[RECORDS FOR THIS EXERCISE]:
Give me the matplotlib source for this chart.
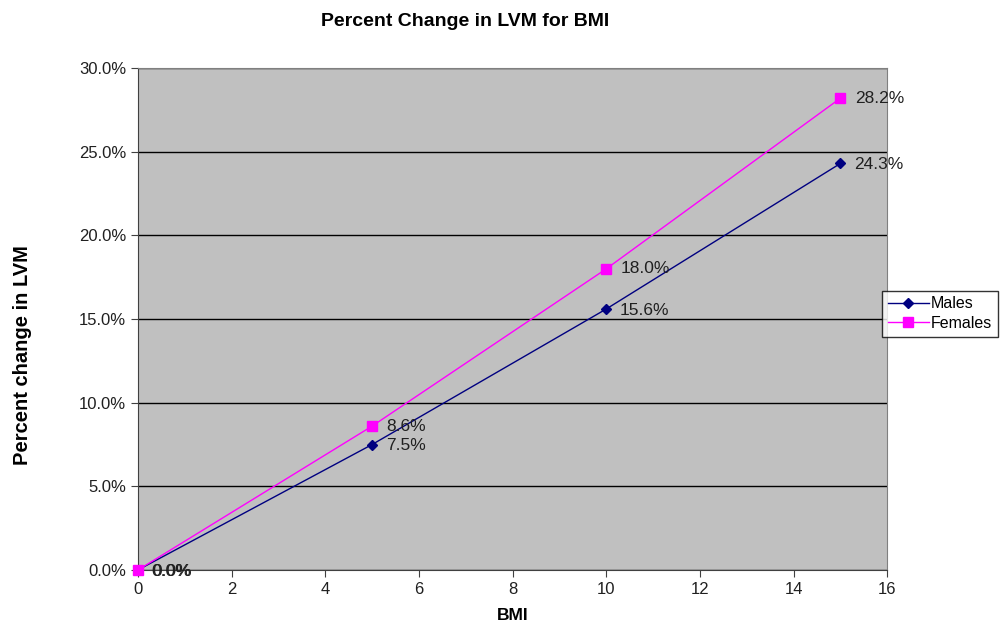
import matplotlib
matplotlib.use("Agg")
import matplotlib.pyplot as plt
from matplotlib.ticker import FuncFormatter, MultipleLocator

plt.rcParams['font.family'] = ['Liberation Sans', 'DejaVu Sans']

bmi = [0, 5, 10, 15]
males = [0.0, 7.5, 15.6, 24.3]
females = [0.0, 8.6, 18.0, 28.2]

fig = plt.figure(figsize=(10.07, 6.31), dpi=100)
ax = fig.add_axes([0.137, 0.0967, 0.744, 0.7953])
ax.set_facecolor('#c0c0c0')

ax.set_xlim(0, 16)
ax.set_ylim(0, 30)
ax.xaxis.set_major_locator(MultipleLocator(2))
ax.yaxis.set_major_locator(MultipleLocator(5))
ax.yaxis.set_major_formatter(FuncFormatter(lambda v, p: f"{v:.1f}%"))
ax.grid(axis='y', color='black', linewidth=1)
ax.set_axisbelow(True)

for side in ['top', 'right']:
    ax.spines[side].set_color('#808080')
for side in ['left', 'bottom']:
    ax.spines[side].set_color('#404040')

ax.tick_params(axis='both', direction='out', length=5, labelsize=12, color='#404040',
               labelcolor='#202020')

ln_m, = ax.plot(bmi, males, color='#000080', linewidth=1, marker='D',
                markersize=5, label='Males', clip_on=False, zorder=3)
ln_f, = ax.plot(bmi, females, color='#ff00ff', linewidth=1, marker='s',
                markersize=7.5, label='Females', clip_on=False, zorder=4)

for x, y in zip(bmi, males):
    ax.annotate(f"{y:.1f}%", (x, y), xytext=(10, -1), textcoords='offset points',
                va='center', ha='left', fontsize=12.5, color='#202020')
for x, y in zip(bmi, females):
    ax.annotate(f"{y:.1f}%", (x, y), xytext=(10.4, -1 if y == 0 else 0),
                textcoords='offset points',
                va='center', ha='left', fontsize=12.5, color='#202020')

fig.text(0.462, 0.966, 'Percent Change in LVM for BMI', ha='center', va='center',
         fontsize=14, fontweight='bold')
ax.set_xlabel('BMI', fontsize=12.5, fontweight='bold', labelpad=8)
fig.text(0.022, 0.437, 'Percent change in LVM', rotation=90, ha='center', va='center',
         fontsize=14.5, fontweight='bold')

leg = fig.legend(handles=[ln_m, ln_f], loc='center left',
                 bbox_to_anchor=(0.876, 0.503), fontsize=11.5, frameon=True,
                 fancybox=False, edgecolor='black', handlelength=2.6,
                 borderpad=0.35, labelspacing=0.3, handletextpad=0.1,
                 borderaxespad=0)
leg.get_frame().set_linewidth(1)

fig.savefig('out.png', dpi=100, facecolor='white')
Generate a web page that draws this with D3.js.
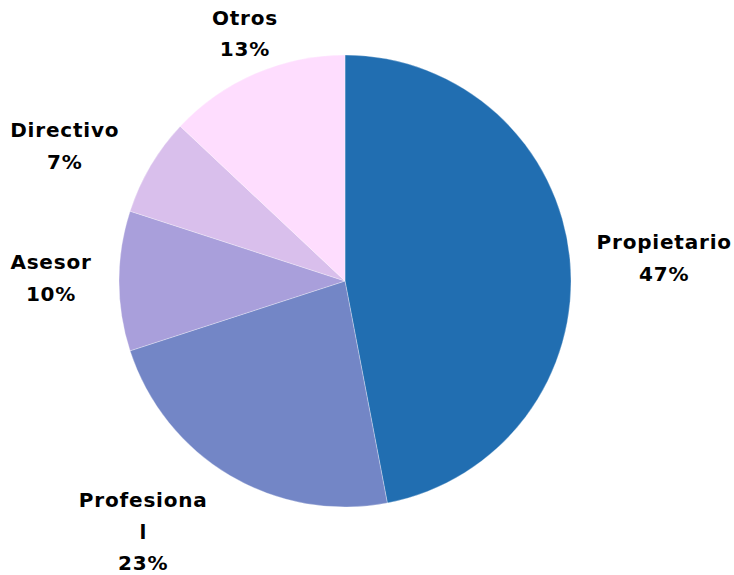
<!DOCTYPE html>
<html>
<head>
<meta charset="utf-8">
<script src="https://cdn.jsdelivr.net/npm/d3@7"></script>
<style>
  body { margin: 0; background: #fff; }
  text { font-family: "DejaVu Sans", sans-serif; font-weight: bold; letter-spacing: 0.8px; }
</style>
</head>
<body>
<div id="chart"></div>
<script>
// datos del gráfico
var categories = ["Propietario", "Profesional", "Asesor", "Directivo", "Otros"];
var values = [47, 23, 10, 7, 13];
var labelLines = [["Propietario"], ["Profesiona", "l"], ["Asesor"], ["Directivo"], ["Otros"]];
var colors = ["#216EB1", "#7386C6", "#A99FDB", "#D9BFEC", "#FEDDFE"];

var width = 734, height = 575;
var cx = 345, cy = 281, radius = 226;
// posición de las etiquetas: [ángulo en grados desde arriba, distancia al centro]
var labelPolar = [[85.9, 320], [218.8, 322], [270.6, 294], [295.7, 311], [338, 267]];
var lineH = 31.5;

var svg = d3.select("#chart").append("svg")
  .attr("width", width).attr("height", height);

var g = svg.append("g").attr("transform", "translate(" + cx + "," + cy + ")");

var pie = d3.pie().sort(null).value(function(d) { return d; });
var arc = d3.arc().innerRadius(0).outerRadius(radius);
var arcs = pie(values);

g.selectAll("path").data(arcs).enter().append("path")
  .attr("d", arc)
  .attr("fill", function(d, i) { return colors[i]; })
  .attr("stroke", "#fff")
  .attr("stroke-width", 0.3);

// etiquetas con categoría y porcentaje
var total = d3.sum(values);
var labels = g.selectAll("text.lab").data(arcs).enter().append("text")
  .attr("class", "lab")
  .attr("text-anchor", "middle")
  .attr("font-size", 20)
  .attr("fill", "#000")
  .each(function(d, i) {
    var a = labelPolar[i][0] * Math.PI / 180, r = labelPolar[i][1];
    var x = r * Math.sin(a), y = -r * Math.cos(a);
    var lines = labelLines[i].concat([Math.round(d.value / total * 100) + "%"]);
    var y0 = y - (lines.length - 1) * lineH / 2 + 7;
    var t = d3.select(this);
    lines.forEach(function(s, k) {
      t.append("tspan").attr("x", x).attr("y", y0 + k * lineH).text(s);
    });
  });
</script>
</body>
</html>
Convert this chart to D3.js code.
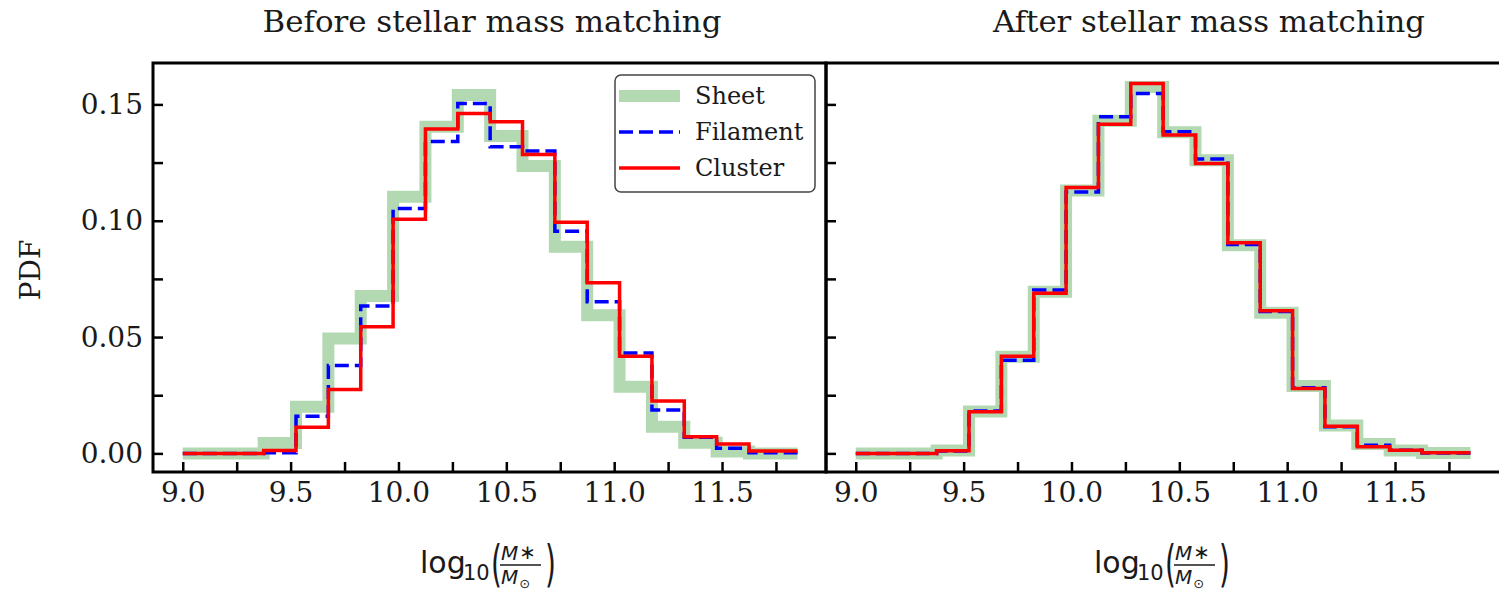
<!DOCTYPE html>
<html>
<head>
<meta charset="utf-8">
<script src="https://cdn.jsdelivr.net/npm/d3@7"></script>
<style>
  body { margin: 0; background: #fff; }
  svg { display: block; }
</style>
</head>
<body>
<script>
// bin edges shared by every histogram (the first and last bins are wider)
var binEdges = [9.0, 9.375, 9.525, 9.675, 9.825, 9.975, 10.125, 10.275, 10.425, 10.575,
    10.725, 10.875, 11.025, 11.175, 11.325, 11.475, 11.625, 11.85];

// before stellar mass matching
var sheetBefore = [0, 0.0045, 0.0200, 0.0494, 0.0676, 0.1103, 0.1404, 0.1540, 0.1364, 0.1235,
    0.0888, 0.0594, 0.0286, 0.0114, 0.0046, 0.0008, 0.0];
var filamentBefore = [0, 0.0003, 0.0160, 0.0378, 0.0633, 0.1053, 0.1341, 0.1504, 0.1318, 0.1300,
    0.0955, 0.0652, 0.0432, 0.0186, 0.0069, 0.0022, 0.0003];
var clusterBefore = [0, 0.0012, 0.0112, 0.0275, 0.0544, 0.1006, 0.1394, 0.1461, 0.1425, 0.1285,
    0.0993, 0.0733, 0.0418, 0.0225, 0.0071, 0.0040, 0.0010];

// after stellar mass matching
var sheetAfter = [0, 0.0012, 0.0180, 0.0415, 0.0695, 0.1130, 0.1430, 0.1575, 0.1380, 0.1260,
    0.0895, 0.0605, 0.0290, 0.0120, 0.0040, 0.0012, 0.0002];
var filamentAfter = [0, 0.0010, 0.0182, 0.0400, 0.0702, 0.1124, 0.1447, 0.1547, 0.1382, 0.1265,
    0.0898, 0.0610, 0.0282, 0.0115, 0.0035, 0.0013, 0.0002];
var clusterAfter = [0, 0.0011, 0.0179, 0.0418, 0.0688, 0.1143, 0.1415, 0.1590, 0.1368, 0.1246,
    0.0905, 0.0613, 0.0279, 0.0117, 0.0029, 0.0014, 0.0003];

var seriesNames = ["Sheet", "Filament", "Cluster"];
var panelTitles = ["Before stellar mass matching", "After stellar mass matching"];

var xTicks = [9.0, 9.25, 9.5, 9.75, 10.0, 10.25, 10.5, 10.75, 11.0, 11.25, 11.5, 11.75];
var xTickLabels = [9.0, 9.5, 10.0, 10.5, 11.0, 11.5];
var yTicks = [0, 0.025, 0.05, 0.075, 0.1, 0.125, 0.15];
var yTickLabels = [0, 0.05, 0.1, 0.15];

var margin = { top: 63, left: 153 },
    width = 673,
    height = 409;

var serif = "'DejaVu Serif', serif";
var sans = "'DejaVu Sans', sans-serif";

var svg = d3.select("body").append("svg")
    .attr("width", 1499)
    .attr("height", 592);

var xScale = d3.scaleLinear().domain([8.862, 11.982]).range([0, width]);
var yScale = d3.scaleLinear().domain([-0.008, 0.1678]).range([height, 0]);

var stepLine = d3.line()
    .x(function(d) { return xScale(d[0]); })
    .y(function(d) { return yScale(d[1]); })
    .curve(d3.curveStepAfter);

function stepPoints(vals) {
    return binEdges.map(function(e, i) { return [e, vals[Math.min(i, vals.length - 1)]]; });
}

var styles = [
    { color: "#b2d9b2", width: 12, dash: null },
    { color: "#0000ff", width: 3.5, dash: "14,6" },
    { color: "#ff0000", width: 3.5, dash: null }
];

var panels = [
    { left: margin.left, series: [sheetBefore, filamentBefore, clusterBefore], labels: true,
      titleX: 492, titleW: 459, legend: true, frameW: width },
    // the right frame edge is cut off in the original figure
    { left: margin.left + width, series: [sheetAfter, filamentAfter, clusterAfter], labels: false,
      titleX: 1209, titleW: 432, legend: false, frameW: width + 6 }
];

panels.forEach(function(p, pi) {
    var g = svg.append("g").attr("transform", "translate(" + p.left + "," + margin.top + ")");

    p.series.forEach(function(vals, si) {
        g.append("path")
            .datum(stepPoints(vals))
            .attr("d", stepLine)
            .attr("fill", "none")
            .attr("stroke", styles[si].color)
            .attr("stroke-width", styles[si].width)
            .attr("stroke-dasharray", styles[si].dash)
            .attr("stroke-linejoin", "miter");
    });

    var xAxis = d3.axisBottom(xScale)
        .tickValues(xTicks)
        .tickSizeInner(-10)
        .tickSizeOuter(0)
        .tickPadding(10)
        .tickFormat(function(d) {
            return xTickLabels.some(function(v) { return Math.abs(v - d) < 1e-9; }) ? d3.format(".1f")(d) : "";
        });

    var yAxis = d3.axisLeft(yScale)
        .tickValues(yTicks)
        .tickSizeInner(-10)
        .tickSizeOuter(0)
        .tickPadding(10)
        .tickFormat(function(d) {
            if (!p.labels) return "";
            return yTickLabels.some(function(v) { return Math.abs(v - d) < 1e-9; }) ? d3.format(".2f")(d) : "";
        });

    var gx = g.append("g").attr("transform", "translate(0," + height + ")").call(xAxis);
    var gy = g.append("g").call(yAxis);

    [gx, gy].forEach(function(ax) {
        ax.select(".domain").remove();
        ax.selectAll(".tick line").attr("stroke", "#000").attr("stroke-width", 2.5);
        ax.selectAll(".tick text")
            .attr("fill", "#1a1a1a")
            .style("font-family", serif)
            .style("font-size", "28px");
    });

    // frame
    g.append("rect")
        .attr("width", p.frameW)
        .attr("height", height)
        .attr("fill", "none")
        .attr("stroke", "#000")
        .attr("stroke-width", 3);

    svg.append("text")
        .attr("x", p.titleX)
        .attr("y", 32)
        .attr("text-anchor", "middle")
        .attr("textLength", p.titleW)
        .attr("lengthAdjust", "spacingAndGlyphs")
        .style("font-family", serif)
        .style("font-size", "30px")
        .attr("fill", "#1a1a1a")
        .text(panelTitles[pi]);

    drawXLabel(420 + pi * 674);

    if (p.legend) {
        var lg = svg.append("g").attr("transform", "translate(615,75)");
        lg.append("rect")
            .attr("width", 200)
            .attr("height", 117)
            .attr("rx", 6)
            .attr("fill", "#fff")
            .attr("stroke", "#444")
            .attr("stroke-width", 1.5);
        seriesNames.forEach(function(name, i) {
            var yy = 21 + i * 36;
            lg.append("line")
                .attr("x1", 4).attr("x2", 65)
                .attr("y1", yy).attr("y2", yy)
                .attr("stroke", styles[i].color)
                .attr("stroke-width", styles[i].width)
                .attr("stroke-dasharray", styles[i].dash);
            lg.append("text")
                .attr("x", 80)
                .attr("y", yy + 8)
                .style("font-family", serif)
                .style("font-size", "24px")
                .attr("fill", "#1a1a1a")
                .text(name);
        });
    }
});

svg.append("text")
    .attr("transform", "translate(40,270) rotate(-90)")
    .attr("text-anchor", "middle")
    .style("font-family", serif)
    .style("font-size", "28px")
    .attr("fill", "#1a1a1a")
    .text("PDF");

// log10(M*/Msun) in the mathtext look
function drawXLabel(x0) {
    var lab = svg.append("g").attr("transform", "translate(" + x0 + ",0)").attr("fill", "#1a1a1a");
    lab.append("text").attr("x", 0).attr("y", 573)
        .style("font-family", sans).style("font-size", "30px").text("log");
    lab.append("text").attr("x", 43).attr("y", 580)
        .style("font-family", sans).style("font-size", "21px").text("10");
    lab.append("text").attr("transform", "translate(71,581) scale(1,1.75)")
        .style("font-family", sans).style("font-size", "28px").text("(");
    lab.append("text").attr("transform", "translate(125,581) scale(1,1.75)")
        .style("font-family", sans).style("font-size", "28px").text(")");
    var num = lab.append("text").attr("x", 81).attr("y", 560)
        .style("font-family", sans).style("font-size", "20px");
    num.append("tspan").style("font-style", "italic").text("M");
    num.append("tspan").attr("dx", 1).attr("dy", -1).style("font-size", "20px").text("∗");
    lab.append("line")
        .attr("x1", 80).attr("x2", 121)
        .attr("y1", 565).attr("y2", 565)
        .attr("stroke", "#1a1a1a").attr("stroke-width", 1.5);
    var den = lab.append("text").attr("x", 81).attr("y", 584)
        .style("font-family", sans).style("font-size", "20px");
    den.append("tspan").style("font-style", "italic").text("M");
    den.append("tspan").attr("dx", 1).attr("dy", 4).style("font-size", "13px").text("⊙");
}
</script>
</body>
</html>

[TASK TO CARRY OUT]: Give nothing but the count of lines in the listing above that hold the string "chart".

[EXERCISE RESPONSE]: 4